American novelist (1931–1978)

Earl Thompson (May 24, 1931 – November 9, 1978) was a leading American writer of naturalist prose. Nominated for the National Book Award for A Garden of Sand and chosen by the Book of the Month Club for Tattoo, Thompson died suddenly at the peak of his success, having published just three novels—the fourth The Devil to Pay, was published posthumously.

== Life and career ==

Thompson was born in Wichita, Kansas in 1931. He served in the U.S. Coast Guard from 1945 to 1946 and in the U.S. Army from 1948 to 1954, serving as a Sergeant First Class, Tank Commander, and First Sergeant. He attended the University of Missouri from 1954 to 1957, and Columbia University in 1959–60.

His first novel A Garden of Sand describes the events of his birth and early childhood in vivid detail. Tattoo picks up where his first novel left off with his protagonist joining the U.S. Navy. Both novels are autobiographical, with the lead character (called Jack MacDeramid in the first and Jack Andersen in the second) a close facsimile of Thompson himself.

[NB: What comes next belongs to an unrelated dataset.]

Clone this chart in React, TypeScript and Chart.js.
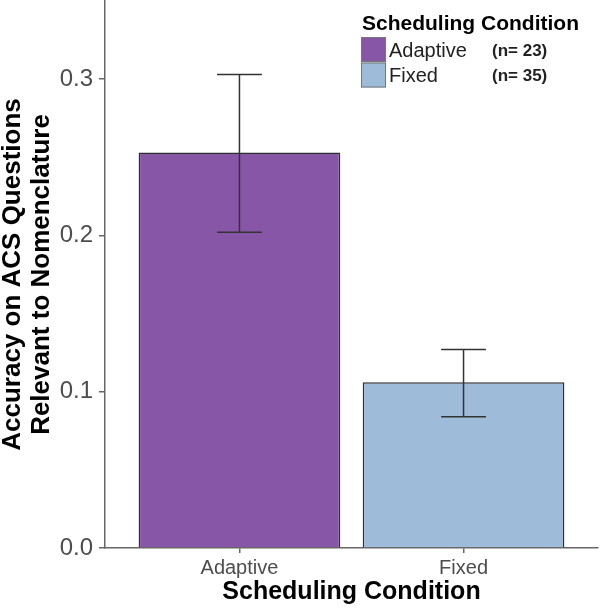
import React, { useEffect, useRef } from "react";
import { Chart, registerables } from "chart.js";

Chart.register(...registerables);

const FONT = "'Liberation Sans', Arial, Helvetica, sans-serif";

const categories = ["Adaptive", "Fixed"];
const xPositions = [1, 2];
const meanAccuracy = [0.253, 0.106];
const errorLower = [0.202, 0.084];
const errorUpper = [0.303, 0.127];
const groupSizes = [23, 35];
const barColors = ["#8856a7", "#9ebcda"];
const yTickValues = [0, 0.1, 0.2, 0.3];
const yTitleLines = ["Accuracy on ACS Questions", "Relevant to Nomenclature"];
const xTitle = "Scheduling Condition";
const legendTitle = "Scheduling Condition";

const errorBarPlugin = {
  id: "errorBars",
  afterDatasetsDraw(chart: any) {
    const { ctx } = chart;
    const x = chart.scales.x;
    const y = chart.scales.y;
    ctx.save();
    ctx.strokeStyle = "#333333";
    ctx.lineWidth = 1.5;
    xPositions.forEach((xv, i) => {
      const px = x.getPixelForValue(xv);
      const half = x.getPixelForValue(xv + 0.1) - px;
      const top = y.getPixelForValue(errorUpper[i]);
      const bot = y.getPixelForValue(errorLower[i]);
      ctx.beginPath();
      ctx.moveTo(px, top);
      ctx.lineTo(px, bot);
      ctx.moveTo(px - half, top);
      ctx.lineTo(px + half, top);
      ctx.moveTo(px - half, bot);
      ctx.lineTo(px + half, bot);
      ctx.stroke();
    });
    ctx.restore();
  },
};

const legendPlugin = {
  id: "customLegend",
  afterDraw(chart: any) {
    const ctx = chart.ctx;
    ctx.save();
    ctx.textAlign = "left";
    ctx.textBaseline = "alphabetic";
    ctx.fillStyle = "#000000";
    ctx.font = `bold 21px ${FONT}`;
    ctx.fillText(legendTitle, 362, 30);
    categories.forEach((c, i) => {
      const top = 37 + i * 25.5;
      ctx.fillStyle = barColors[i];
      ctx.fillRect(361, top, 25, 25);
      ctx.strokeStyle = "#777777";
      ctx.lineWidth = 1;
      ctx.strokeRect(361.5, top + 0.5, 24, 24);
      ctx.fillStyle = "#222222";
      ctx.textBaseline = "middle";
      ctx.font = `20px ${FONT}`;
      ctx.fillText(c, 389, top + 14);
      ctx.font = `bold 17px ${FONT}`;
      ctx.fillText(`(n= ${groupSizes[i]})`, 492, top + 14);
    });
    ctx.restore();
  },
};

export default function App() {
  const canvasRef = useRef<HTMLCanvasElement | null>(null);

  useEffect(() => {
    if (!canvasRef.current) return;
    Chart.defaults.font.family = FONT;
    const chart = new Chart(canvasRef.current, {
      type: "bar",
      data: {
        datasets: [
          {
            label: legendTitle,
            data: xPositions.map((xv, i) => ({ x: xv, y: meanAccuracy[i] })),
            backgroundColor: barColors,
            borderColor: "#2e2e2e",
            borderWidth: 1.5,
            barPercentage: 0.9,
            categoryPercentage: 1,
          },
        ],
      },
      options: {
        animation: false,
        responsive: true,
        maintainAspectRatio: false,
        layout: { padding: { top: 1, right: 2, left: 0, bottom: 0 } },
        plugins: { legend: { display: false }, tooltip: { enabled: false } },
        scales: {
          x: {
            type: "linear",
            offset: false,
            min: 0.4,
            max: 2.6,
            afterBuildTicks: (s: any) => {
              s.ticks = xPositions.map((v) => ({ value: v }));
            },
            afterFit: (s: any) => {
              s.height = 62;
              s.paddingLeft = 0;
              s.paddingRight = 0;
            },
            ticks: {
              callback: (v: any) => categories[xPositions.indexOf(Number(v))] ?? "",
              color: "#4d4d4d",
              font: { family: FONT, size: 20 },
              padding: 3,
              autoSkip: false,
              maxRotation: 0,
            },
            grid: {
              offset: false,
              drawOnChartArea: false,
              drawTicks: true,
              tickLength: 5,
              color: "#666666",
              lineWidth: 1.5,
            },
            border: { display: true, color: "#666666", width: 1.5 },
            title: {
              display: true,
              text: xTitle,
              color: "#000000",
              font: { family: FONT, size: 25, weight: "bold", lineHeight: 1.2 },
              padding: { top: 0, bottom: 3 },
            },
          },
          y: {
            min: 0,
            max: 0.35,
            afterBuildTicks: (s: any) => {
              s.ticks = yTickValues.map((v) => ({ value: v }));
            },
            afterFit: (s: any) => {
              s.width = 105;
              s.paddingTop = 0;
              s.paddingBottom = 0;
            },
            ticks: {
              callback: (v: any) => Number(v).toFixed(1),
              color: "#4d4d4d",
              font: { family: FONT, size: 24 },
              padding: 6,
            },
            grid: { drawOnChartArea: false, drawTicks: true, tickLength: 6, color: "#666666", lineWidth: 1.5 },
            border: { display: true, color: "#666666", width: 1.5 },
            title: {
              display: true,
              text: yTitleLines,
              color: "#000000",
              font: { family: FONT, size: 26, weight: "bold", lineHeight: 1.1 },
              padding: { top: -1, bottom: 0 },
            },
          },
        },
      } as any,
      plugins: [errorBarPlugin, legendPlugin],
    });
    return () => chart.destroy();
  }, []);

  return (
    <div style={{ position: "absolute", left: 0, top: 0, width: 600, height: 610, background: "#ffffff" }}>
      <canvas ref={canvasRef} />
    </div>
  );
}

Thompson's third novel Caldo Largo was his first to depart from his autobiographical preoccupations, although its main setting—a fishing boat—was one with which Thompson had had first-hand experience.

Thompson lived in Europe for several years, and taught a novelist workshop at the University of California at Berkeley.

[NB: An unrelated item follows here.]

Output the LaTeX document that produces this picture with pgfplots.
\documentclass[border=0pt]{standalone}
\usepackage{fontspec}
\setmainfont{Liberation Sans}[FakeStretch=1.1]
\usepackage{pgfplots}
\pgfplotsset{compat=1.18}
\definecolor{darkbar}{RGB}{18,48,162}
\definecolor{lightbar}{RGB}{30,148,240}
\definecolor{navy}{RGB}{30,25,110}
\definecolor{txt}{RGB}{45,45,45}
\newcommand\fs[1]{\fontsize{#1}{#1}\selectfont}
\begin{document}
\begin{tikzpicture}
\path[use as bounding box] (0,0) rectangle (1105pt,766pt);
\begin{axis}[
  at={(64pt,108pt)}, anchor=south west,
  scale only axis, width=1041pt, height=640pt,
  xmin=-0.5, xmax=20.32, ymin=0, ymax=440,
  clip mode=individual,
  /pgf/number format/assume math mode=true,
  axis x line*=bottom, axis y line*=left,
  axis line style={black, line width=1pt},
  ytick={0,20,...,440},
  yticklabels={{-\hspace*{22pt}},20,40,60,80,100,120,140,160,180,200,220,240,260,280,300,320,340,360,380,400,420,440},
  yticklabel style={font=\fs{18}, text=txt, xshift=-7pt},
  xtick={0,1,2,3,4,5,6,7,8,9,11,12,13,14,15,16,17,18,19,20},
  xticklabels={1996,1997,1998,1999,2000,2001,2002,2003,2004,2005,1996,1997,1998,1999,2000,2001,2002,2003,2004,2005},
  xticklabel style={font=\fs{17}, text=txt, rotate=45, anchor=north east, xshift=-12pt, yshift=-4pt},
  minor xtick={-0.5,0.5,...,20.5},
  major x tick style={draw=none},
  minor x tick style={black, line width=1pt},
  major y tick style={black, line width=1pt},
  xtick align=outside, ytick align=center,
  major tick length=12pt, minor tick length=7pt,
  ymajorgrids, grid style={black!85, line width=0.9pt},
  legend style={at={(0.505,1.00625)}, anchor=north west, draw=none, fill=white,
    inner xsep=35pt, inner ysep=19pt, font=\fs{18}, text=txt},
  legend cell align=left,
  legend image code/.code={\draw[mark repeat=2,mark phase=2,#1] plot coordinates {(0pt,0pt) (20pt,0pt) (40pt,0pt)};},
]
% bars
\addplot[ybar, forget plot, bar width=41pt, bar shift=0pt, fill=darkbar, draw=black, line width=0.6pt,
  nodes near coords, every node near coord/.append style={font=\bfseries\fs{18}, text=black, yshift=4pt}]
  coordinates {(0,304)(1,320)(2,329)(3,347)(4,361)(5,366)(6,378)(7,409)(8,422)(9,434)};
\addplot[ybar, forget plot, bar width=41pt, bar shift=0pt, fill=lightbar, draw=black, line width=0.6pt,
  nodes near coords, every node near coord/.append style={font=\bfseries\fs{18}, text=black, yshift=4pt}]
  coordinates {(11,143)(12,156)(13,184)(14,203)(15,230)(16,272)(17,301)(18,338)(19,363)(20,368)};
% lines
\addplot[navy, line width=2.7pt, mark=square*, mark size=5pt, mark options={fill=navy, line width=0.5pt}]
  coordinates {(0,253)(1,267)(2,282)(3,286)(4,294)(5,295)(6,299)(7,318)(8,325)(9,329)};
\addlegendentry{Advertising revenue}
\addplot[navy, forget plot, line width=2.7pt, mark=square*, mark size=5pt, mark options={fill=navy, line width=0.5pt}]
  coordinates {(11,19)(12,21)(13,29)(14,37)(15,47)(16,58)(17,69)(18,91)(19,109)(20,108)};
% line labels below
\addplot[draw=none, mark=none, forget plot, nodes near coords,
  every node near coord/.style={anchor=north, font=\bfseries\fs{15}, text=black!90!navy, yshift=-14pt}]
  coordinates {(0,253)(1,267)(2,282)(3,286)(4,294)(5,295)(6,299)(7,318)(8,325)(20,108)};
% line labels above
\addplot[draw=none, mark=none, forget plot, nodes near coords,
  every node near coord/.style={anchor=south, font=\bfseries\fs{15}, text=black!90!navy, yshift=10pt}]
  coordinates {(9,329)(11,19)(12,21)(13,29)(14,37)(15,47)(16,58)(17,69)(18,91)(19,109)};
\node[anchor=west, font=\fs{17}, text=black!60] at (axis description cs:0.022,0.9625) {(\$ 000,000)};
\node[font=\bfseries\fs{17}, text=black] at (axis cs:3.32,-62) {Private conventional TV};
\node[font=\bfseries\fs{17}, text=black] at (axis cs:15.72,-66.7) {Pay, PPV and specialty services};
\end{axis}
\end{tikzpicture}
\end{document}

Two years after Caldo Largo was published, Thompson died of a heart-attack in Sausalito, California. His fourth and last book, The Devil to Pay, returns to his autobiographical narrative—this time with a nearly identical protagonist called Jarl Carlson ("Jarl" is the Scandinavian form of Earl)—and was published after his death by Thompson's friend and estate executor Gilmer Y. Waggoner. The book is considerably shorter than the dense A Garden of Sand and its counterpart Tattoo, and according to Waggoner, was finished by a ghostwriter.

== Bibliography ==

- A Garden of Sand. New York: G. P. Putnam's Sons, 1970. paperback edition: New York: Carroll & Graf, 1991.
- Tattoo. New York: G. P. Putnam's Sons, 1974. paperback edition: New York: Carroll & Graf, 1991.
- Caldo Largo. New York: G. P. Putnam's Son's, 1976. first paperback edition, Signet Books 1977. subsequent paperback edition: New York: Carroll & Graf, 1991.
- The Devil to Pay. New York: New American Library, 1982.